The Professional Referee Organization will roll out a new set of initiatives for 2015, which includes trialing a forward-thinking concussion protocol this preseason, increasing sensitivity to dissent, and applying a different interpretation of the offside rule.

Gary A. Vasquez-USA TODAY Sports

As MLS teams return to the field for preseason, referees are going through their own preparations ahead of the 2015 season. Beyond the required fitness tests, these referees are engaging in discussions that will help make MLS a well-officiated and safe league.

MLS officials have already participated in referee camp, which is where they enhance their understanding of the rules by participating in classroom sessions.
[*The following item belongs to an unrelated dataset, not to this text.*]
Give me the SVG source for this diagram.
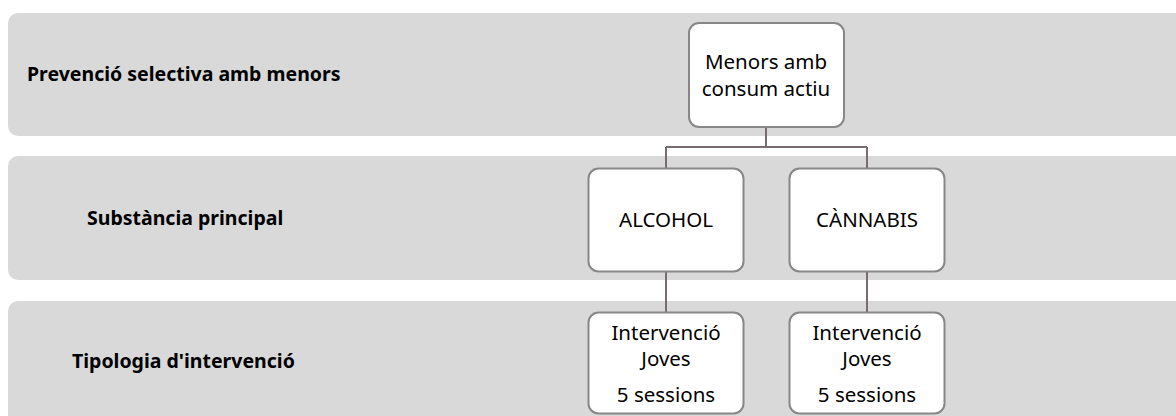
<svg xmlns="http://www.w3.org/2000/svg" width="1176" height="416" viewBox="0 0 1176 416">
<style>
.band{fill:#d9d9d9;}
.box{fill:#ffffff;stroke:#878787;stroke-width:2;}
.lbl{font-family:"Noto Sans","Open Sans",sans-serif;font-weight:bold;font-size:19.5px;fill:#000;}
.txt{font-family:"Noto Sans","Open Sans",sans-serif;font-size:20.5px;fill:#000;text-anchor:middle;}
.conn{fill:none;stroke:#776c6e;stroke-width:2;}
</style>
<rect width="1176" height="416" fill="#ffffff"/>
<g id="bands">
<rect class="band" x="8" y="13" width="1180" height="123" rx="10"/>
<rect class="band" x="8" y="156" width="1180" height="124" rx="10"/>
<rect class="band" x="8" y="301" width="1180" height="130" rx="10"/>
<text class="lbl" x="27" y="81">Prevenció selectiva amb menors</text>
<text class="lbl" x="87" y="225">Substància principal</text>
<text class="lbl" x="72" y="368">Tipologia d'intervenció</text>
</g>
<g id="connectors">
<path class="conn" d="M766,127 V147 M666,147 H867 M666,147 V168 M867,147 V168"/>
<path class="conn" d="M666,272 V312"/>
<path class="conn" d="M867,272 V312"/>
</g>
<g id="node-menors">
<rect class="box" x="689" y="23" width="155" height="104" rx="10"/>
<text class="txt" x="766" y="69">Menors amb</text>
<text class="txt" x="766" y="96">consum actiu</text>
</g>
<g id="node-alcohol">
<rect class="box" x="588.5" y="168.5" width="155" height="103" rx="10"/>
<text class="txt" x="666" y="227">ALCOHOL</text>
</g>
<g id="node-cannabis">
<rect class="box" x="789.5" y="168.5" width="155" height="103" rx="10"/>
<text class="txt" x="867" y="227">CÀNNABIS</text>
</g>
<g id="node-int1">
<rect class="box" x="588.5" y="312.5" width="155" height="101" rx="10"/>
<text class="txt" x="666" y="340">Intervenció</text>
<text class="txt" x="666" y="366">Joves</text>
<text class="txt" x="666" y="402">5 sessions</text>
</g>
<g id="node-int2">
<rect class="box" x="789.5" y="312.5" width="155" height="101" rx="10"/>
<text class="txt" x="867" y="340">Intervenció</text>
<text class="txt" x="867" y="366">Joves</text>
<text class="txt" x="867" y="402">5 sessions</text>
</g>
</svg>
Referee camp isn’t as publicized as the ones being held by MLS teams, but it’s just as important to the growth of the league.

"It’s a lot of classroom sessions, lots of watching videos," assistant referee Corey Rockwell explained. "We had a few guest speakers from England come over this year, Keith Hackett being one of them, to speak to us. But mostly it’s about points of emphasis and it’s watching videos to kind of set the tone for the year."

Each year the Professional Referee Organization, or PRO, establishes points of emphasis for the upcoming season. Last year the organization, which manages referees and assistant referees in professional leagues in the United States and Canada, was looking to eliminate time wasting. This year PRO is focusing on dissent and persistent infringement.

In regards to dissent, PRO is hoping to reduce verbal and nonverbal displays of disrespect, including the touching of referees and banging of sideboards. The initiative should create a cleaner MLS.

Referees will also be more in tune with persistent infringement by doling out cards to those who commit multiple fouls. The hope is that this focus will protect skillful players and diminish the number of overall injuries.

A new interpretation of the offside rule is also on tap for 2015.

"The main verbiage they have told us about is ‘impacting the ability’," Rockwell enlightened. "So, previously, last year, a player could be in an offside position but unless he physically touched the ball or he was physically screening the goalkeeper, we were told to keep our flag down and really give the benefit of the doubt to the attacker.

"This year’s a little different. They’re saying that if an offside player impacts the ability of a goalkeeper or a defender to make a fair play on the ball then he should be considered offside."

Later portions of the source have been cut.